(SUPPLIED INFORMATION)
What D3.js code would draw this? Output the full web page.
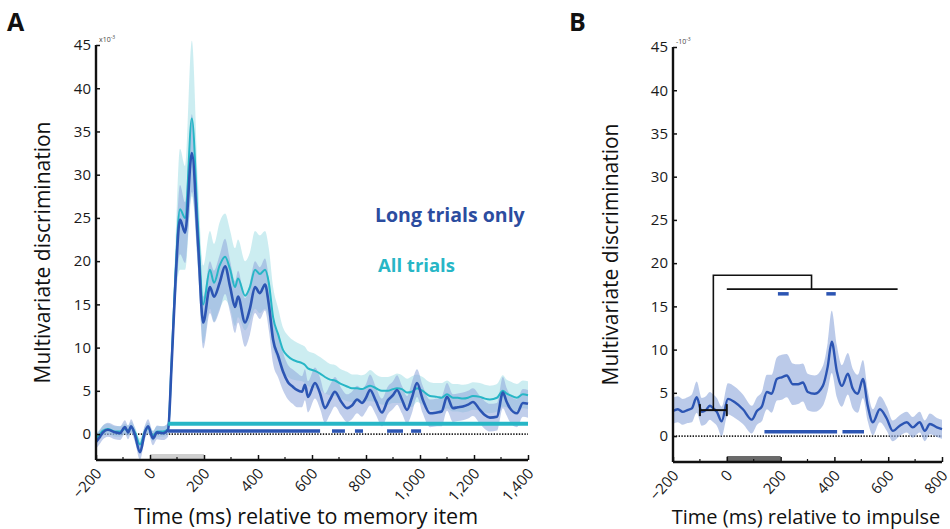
<!DOCTYPE html>
<html>
<head>
<meta charset="utf-8">
<script src="https://cdn.jsdelivr.net/npm/d3@7"></script>
<style>
  html, body { margin: 0; padding: 0; background: #fff; }
  svg text { font-family: "Open Sans", "Noto Sans", sans-serif; }
</style>
</head>
<body>
<svg id="chart" width="950" height="529"></svg>
<script>
// ---------- Panel A: decoding relative to memory item ----------
const timesA = [-200, -185, -174, -156, -130, -111, -93, -81, -70, -56, -37, -19, -7, 11, 26, 48, 67, 80, 95, 111,
  130, 155, 178, 197, 222, 237, 258, 278, 297, 315, 326, 352, 370, 389, 407, 426, 440, 456, 475, 493,
  511, 528, 544, 563, 574, 585, 611, 630, 648, 667, 685, 707, 730, 748, 767, 785, 800, 815, 837, 859,
  881, 900, 915, 933, 952, 970, 989, 1010, 1037, 1063, 1080, 1100, 1122, 1140, 1159, 1178, 1196, 1222, 1240, 1259,
  1285, 1307, 1320, 1333, 1359, 1381, 1400];

const longTrialsA = [-0.9, -0.3, 0.2, 0.5, 0.2, 0.1, 0.8, 0.2, 0.9, -0.1, -2.1, 0.2, 0.9, -0.5, 0.2, 0.1, 0.5, 8, 18, 24.8,
  23.3, 32.5, 22, 12.9, 17, 15.9, 17.5, 19.4, 17, 14.7, 15.9, 12.9, 14.5, 17, 16.3, 17.3, 15, 10.9, 9, 7.2,
  6, 5.5, 5.1, 4.9, 5.7, 4.3, 5.9, 4.7, 3, 4, 4.9, 3.8, 3, 3.3, 4, 3.6, 4.2, 5.1, 3.8, 2.5,
  3.9, 4.5, 5.1, 4, 2.8, 4.2, 5.9, 4, 2.4, 2.5, 2.6, 4.3, 3, 3.1, 3.2, 3.4, 3.7, 2.8, 2.2, 1.9,
  2, 4.8, 3.8, 3, 2.4, 3.6, 3.5];

const allTrialsA = [-0.5, 0, 0.4, 0.6, 0.3, 0.3, 0.6, 0.4, 0.8, 0.2, -1.2, 0.3, 0.7, -0.2, 0.3, 0.3, 0.6, 8.5, 19, 26,
  25, 36.5, 24, 15, 19, 17.5, 19.5, 20.5, 19, 17, 18, 16, 17, 19, 18.5, 19, 17.5, 13.5, 11.5, 9.7,
  9, 8.6, 8.4, 8.2, 8, 7.6, 7.3, 7, 6.6, 6.3, 6.2, 5.8, 5.5, 5.3, 5.3, 5.2, 5.4, 5.6, 5.3, 5,
  5, 5.2, 5.3, 5.2, 4.8, 4.9, 5.3, 5, 4.4, 4.3, 4.2, 4.6, 4.2, 4.2, 4.1, 4.2, 4.4, 4.3, 4.1, 4,
  4.2, 5, 4.7, 4.5, 4.2, 4.6, 4.5];

// standard error half-widths
const longErrA = [0.8, 0.8, 0.8, 0.8, 0.8, 0.8, 0.8, 0.8, 0.8, 0.8, 0.9, 0.8, 0.8, 0.8, 0.8, 0.8, 0.8, 1.5, 2.5, 4,
  3.5, 4.5, 3, 3, 3, 3, 3.2, 3.2, 3, 3, 3, 2.8, 3, 3, 3, 3, 3, 2.8, 2.5, 2.2,
  2, 2, 2, 1.8, 1.8, 1.8, 1.8, 1.8, 1.7, 1.7, 1.7, 1.6, 1.6, 1.6, 1.6, 1.6, 1.6, 1.8, 1.6, 1.6,
  1.6, 1.6, 1.7, 1.6, 1.6, 1.8, 1.6, 1.6, 1.6, 1.6, 1.7, 1.6, 1.6, 1.6, 1.6, 1.6, 1.6, 1.6, 1.6, 1.6,
  1.6, 1.8, 1.6, 1.6, 1.6, 1.6, 1.6];

const allErrA = [0.6, 0.6, 0.6, 0.6, 0.6, 0.6, 0.6, 0.6, 0.6, 0.6, 0.7, 0.6, 0.6, 0.6, 0.6, 0.6, 0.6, 2, 3.5, 7,
  6, 9, 5, 4.5, 4.5, 4.5, 5, 5, 4.5, 4.5, 4.5, 4, 4, 4.5, 4.5, 4.5, 4, 3.5, 3, 2.6,
  2.4, 2.3, 2.2, 2.1, 2.1, 2, 2, 1.9, 1.9, 1.8, 1.8, 1.7, 1.7, 1.6, 1.6, 1.6, 1.6, 1.8, 1.6, 1.6,
  1.6, 1.6, 1.7, 1.6, 1.6, 1.8, 1.6, 1.6, 1.6, 1.6, 1.7, 1.6, 1.6, 1.6, 1.6, 1.6, 1.6, 1.6, 1.6, 1.6,
  1.6, 1.8, 1.6, 1.6, 1.6, 1.6, 1.6];

// significant clusters (ms)
const sigAllA = [[67, 1400]];
const sigLongA = [[67, 630], [674, 722], [759, 789], [878, 937], [967, 1004]];
const stimA = [0, 200];

// ---------- Panel B: decoding relative to impulse ----------
const timesB = [-200, -182, -164, -146, -130, -112, -93, -78, -63, -50, -37, -19, 4, 30, 60, 93, 112, 130, 149, 167,
  186, 204, 223, 245, 265, 283, 301, 327, 357, 375, 390, 409, 428, 450, 468, 487, 506, 524, 543, 569,
  595, 617, 643, 669, 691, 717, 736, 755, 781, 800];
const impulseB = [2.9, 3.1, 2.8, 3, 3.2, 4.5, 2.8, 3, 3.5, 3.2, 2.8, 1.7, 4.3, 3.9, 3.1, 1.9, 2.9, 3.4, 5.1, 4.9,
  6.6, 6.8, 7, 6, 6, 6.2, 5.1, 4.9, 5.8, 8, 10.9, 7.5, 5.8, 7.2, 5.5, 4.9, 6.6, 3.5, 1.6, 3.1,
  2, 0.6, 1.2, 1.6, 1, 1.6, 0.6, 1.4, 1, 0.8];
const impulseErrB = [1.5, 1.5, 1.5, 1.5, 1.6, 1.8, 1.6, 1.6, 1.6, 1.6, 1.6, 1.7, 1.8, 1.8, 1.7, 1.6, 1.6, 1.7, 2, 2.2,
  2.5, 2.6, 2.5, 2.4, 2.3, 2.2, 2.1, 2.1, 2.3, 2.8, 3.6, 3, 2.4, 2.4, 2.3, 2.2, 2.2, 1.8, 1.5, 1.5,
  1.4, 1.2, 1.2, 1.2, 1.2, 1.2, 1.2, 1.2, 1.1, 1.1];
const sigB = [[140, 410], [430, 510]];
const sigCompareB = [[190, 230], [370, 405]];
const baselineB = [-100, 0];
const baselineLevelB = 3;
const compareLevelB = 17;
const bracketTopB = 18.6;
const bracketStemB = -50;
const bracketJoinB = 315;
const compareSpanB = [0, 635];
const stimB = [0, 200];

// ---------- shared ----------
const yTicks = [0, 5, 10, 15, 20, 25, 30, 35, 40, 45];
const xTicksA = [-200, 0, 200, 400, 600, 800, 1000, 1200, 1400];
const xMinorA = [-100, 100, 300, 500, 700, 900, 1100, 1300];
const xTicksB = [-200, 0, 200, 400, 600, 800];
const xMinorB = [-100, 100, 300, 500, 700];

const C_LONG = "#2c55b3";
const C_LONG_TEXT = "#2b4c9f";
const C_LONG_BAND = "#8ea6da";
const C_ALL = "#27b6c6";
const C_ALL_BAND = "#8fd7e0";

const svg = d3.select("#chart");
const fmt = d3.format(",");

function panel(opts) {
  const g = svg.append("g");
  const x = d3.scaleLinear().domain(opts.xDomain).range(opts.xRange);
  const y = d3.scaleLinear().domain([-3, 45]).range(opts.yRange);

  // stimulus bar on the time axis
  g.append("rect")
    .attr("x", x(opts.stim[0])).attr("width", x(opts.stim[1]) - x(opts.stim[0]))
    .attr("y", y(-3) - 6).attr("height", 5)
    .attr("fill", opts.stimColor);

  // zero line
  g.append("line")
    .attr("x1", x(opts.xDomain[0])).attr("x2", x(opts.xDomain[1]))
    .attr("y1", y(0)).attr("y2", y(0))
    .attr("stroke", "#222").attr("stroke-width", 1.8)
    .attr("stroke-dasharray", "1.4,1.4");

  const area = (ts, vs, es) => d3.area()
    .x((d, i) => x(ts[i]))
    .y0((d, i) => y(vs[i] - es[i]))
    .y1((d, i) => y(vs[i] + es[i]))
    .curve(d3.curveMonotoneX)(vs);
  const line = (ts, vs) => d3.line()
    .x((d, i) => x(ts[i]))
    .y(d => y(d))
    .curve(d3.curveMonotoneX)(vs);

  opts.series.forEach(s => {
    g.append("path").attr("d", area(s.t, s.v, s.e))
      .attr("fill", s.band).attr("opacity", s.bandOpacity);
  });
  opts.series.forEach(s => {
    g.append("path").attr("d", line(s.t, s.v))
      .attr("fill", "none").attr("stroke", s.color)
      .attr("stroke-width", s.width).attr("stroke-linejoin", "round");
  });

  // significance bars
  opts.sig.forEach(s => {
    s.spans.forEach(sp => {
      g.append("line")
        .attr("x1", x(sp[0])).attr("x2", x(sp[1]))
        .attr("y1", y(s.level)).attr("y2", y(s.level))
        .attr("stroke", s.color).attr("stroke-width", s.width);
    });
  });

  // axes
  const yAxis = d3.axisRight(y).tickValues(yTicks).tickSize(4).tickFormat(d3.format("d"));
  const ya = g.append("g").attr("transform", `translate(${opts.xRange[0]},0)`).call(yAxis);
  ya.select(".domain").attr("stroke", "#111").attr("stroke-width", 2.4)
    .attr("d", `M0,${y(-3)}V${y(45)}`);
  ya.selectAll(".tick line").attr("stroke", "#111").attr("stroke-width", 1.5);
  ya.selectAll(".tick text")
    .attr("x", -5).attr("text-anchor", "end")
    .attr("font-size", 15).attr("fill", "#1a1a1a");

  const xAxis = d3.axisTop(x).tickValues(opts.xTicks).tickSize(5).tickFormat(fmt);
  const xa = g.append("g").attr("transform", `translate(0,${y(-3)})`).call(xAxis);
  xa.select(".domain").attr("stroke", "#111").attr("stroke-width", 2.4)
    .attr("d", `M${opts.xRange[0]},0H${opts.xRange[1]}`);
  xa.selectAll(".tick line").attr("stroke", "#111").attr("stroke-width", 1.5);
  xa.selectAll(".tick text")
    .attr("y", 0).attr("dy", 0)
    .attr("transform", "translate(6,14) rotate(-48)")
    .attr("text-anchor", "end")
    .attr("font-size", 15).attr("fill", "#1a1a1a");
  opts.xMinor.forEach(t => {
    xa.append("line").attr("x1", x(t)).attr("x2", x(t)).attr("y1", 0).attr("y2", -3)
      .attr("stroke", "#111").attr("stroke-width", 1.2);
  });

  // exponent note
  const ex = g.append("text")
    .attr("x", opts.xRange[0] + 3).attr("y", y(45) - 3)
    .attr("font-size", 7).attr("fill", "#444");
  ex.append("tspan").text(opts.expPrefix);
  ex.append("tspan").attr("dy", -3).attr("font-size", 5).text("-3");

  // titles
  g.append("text")
    .attr("transform", `translate(${opts.yTitleX},${(y(-3) + y(45)) / 2}) rotate(-90)`)
    .attr("text-anchor", "middle").attr("font-size", 21).attr("fill", "#111")
    .text("Multivariate discrimination");
  g.append("text")
    .attr("x", opts.xTitleX).attr("y", 524)
    .attr("text-anchor", "middle").attr("font-size", opts.xTitleSize).attr("fill", "#111")
    .text(opts.xTitle);
  g.append("text")
    .attr("x", opts.letterX).attr("y", 31)
    .attr("font-size", 25).attr("font-weight", "bold").attr("fill", "#111")
    .text(opts.letter);

  return { g, x, y };
}

// Panel A
const A = panel({
  xDomain: [-200, 1400], xRange: [96, 528], yRange: [460, 45],
  xTicks: xTicksA, xMinor: xMinorA,
  stim: stimA, stimColor: "#cfcfcf",
  series: [
    { t: timesA, v: allTrialsA, e: allErrA, color: C_ALL, band: C_ALL_BAND, bandOpacity: 0.45, width: 2 },
    { t: timesA, v: longTrialsA, e: longErrA, color: C_LONG, band: C_LONG_BAND, bandOpacity: 0.55, width: 2.6 }
  ],
  sig: [
    { spans: sigAllA, level: 1.2, color: C_ALL, width: 4 },
    { spans: sigLongA, level: 0.35, color: C_LONG, width: 3.5 }
  ],
  expPrefix: "x10", yTitleX: 50, xTitle: "Time (ms) relative to memory item", xTitleX: 306, xTitleSize: 21.5,
  letter: "A", letterX: 7
});

// legend labels
A.g.append("text").attr("x", 375).attr("y", 222)
  .attr("font-size", 19.5).attr("font-weight", "bold").attr("fill", C_LONG_TEXT)
  .text("Long trials only");
A.g.append("text").attr("x", 378).attr("y", 272)
  .attr("font-size", 18.5).attr("font-weight", "bold").attr("fill", C_ALL)
  .text("All trials");

// Panel B
const B = panel({
  xDomain: [-200, 800], xRange: [673, 942], yRange: [462, 47],
  xTicks: xTicksB, xMinor: xMinorB,
  stim: stimB, stimColor: "#6a6a6a",
  series: [
    { t: timesB, v: impulseB, e: impulseErrB, color: C_LONG, band: C_LONG_BAND, bandOpacity: 0.6, width: 2.4 }
  ],
  sig: [
    { spans: sigB, level: 0.5, color: C_LONG, width: 3.5 },
    { spans: sigCompareB, level: compareLevelB - 0.55, color: C_LONG, width: 3.5 }
  ],
  expPrefix: "-10", yTitleX: 618, xTitle: "Time (ms) relative to impulse", xTitleX: 806, xTitleSize: 20,
  letter: "B", letterX: 569
});

// comparison bracket: baseline window vs. later time course
{
  const { g, x, y } = B;
  const k = "#111";
  g.append("line").attr("x1", x(baselineB[0])).attr("x2", x(baselineB[1]))
    .attr("y1", y(baselineLevelB)).attr("y2", y(baselineLevelB))
    .attr("stroke", k).attr("stroke-width", 2);
  baselineB.forEach(t => {
    g.append("line").attr("x1", x(t)).attr("x2", x(t))
      .attr("y1", y(baselineLevelB) - 6).attr("y2", y(baselineLevelB) + 6)
      .attr("stroke", k).attr("stroke-width", 2);
  });
  g.append("path")
    .attr("d", `M${x(bracketStemB)},${y(baselineLevelB)}V${y(bracketTopB)}H${x(bracketJoinB)}V${y(compareLevelB)}`)
    .attr("fill", "none").attr("stroke", k).attr("stroke-width", 1.6);
  g.append("line").attr("x1", x(compareSpanB[0])).attr("x2", x(compareSpanB[1]))
    .attr("y1", y(compareLevelB)).attr("y2", y(compareLevelB))
    .attr("stroke", k).attr("stroke-width", 1.6);
}
</script>
</body>
</html>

(DIRECTIONS FOR THIS TASK) Starting at the first line of the material, output exactly the lines up to and including the one with "1285, 1307, 1320, 1333, 1359, 1381, 1400];". Do not include the pictures.

(EXPECTED ANSWER)
What D3.js code would draw this? Output the full web page.
<!DOCTYPE html>
<html>
<head>
<meta charset="utf-8">
<script src="https://cdn.jsdelivr.net/npm/d3@7"></script>
<style>
  html, body { margin: 0; padding: 0; background: #fff; }
  svg text { font-family: "Open Sans", "Noto Sans", sans-serif; }
</style>
</head>
<body>
<svg id="chart" width="950" height="529"></svg>
<script>
// ---------- Panel A: decoding relative to memory item ----------
const timesA = [-200, -185, -174, -156, -130, -111, -93, -81, -70, -56, -37, -19, -7, 11, 26, 48, 67, 80, 95, 111,
  130, 155, 178, 197, 222, 237, 258, 278, 297, 315, 326, 352, 370, 389, 407, 426, 440, 456, 475, 493,
  511, 528, 544, 563, 574, 585, 611, 630, 648, 667, 685, 707, 730, 748, 767, 785, 800, 815, 837, 859,
  881, 900, 915, 933, 952, 970, 989, 1010, 1037, 1063, 1080, 1100, 1122, 1140, 1159, 1178, 1196, 1222, 1240, 1259,
  1285, 1307, 1320, 1333, 1359, 1381, 1400];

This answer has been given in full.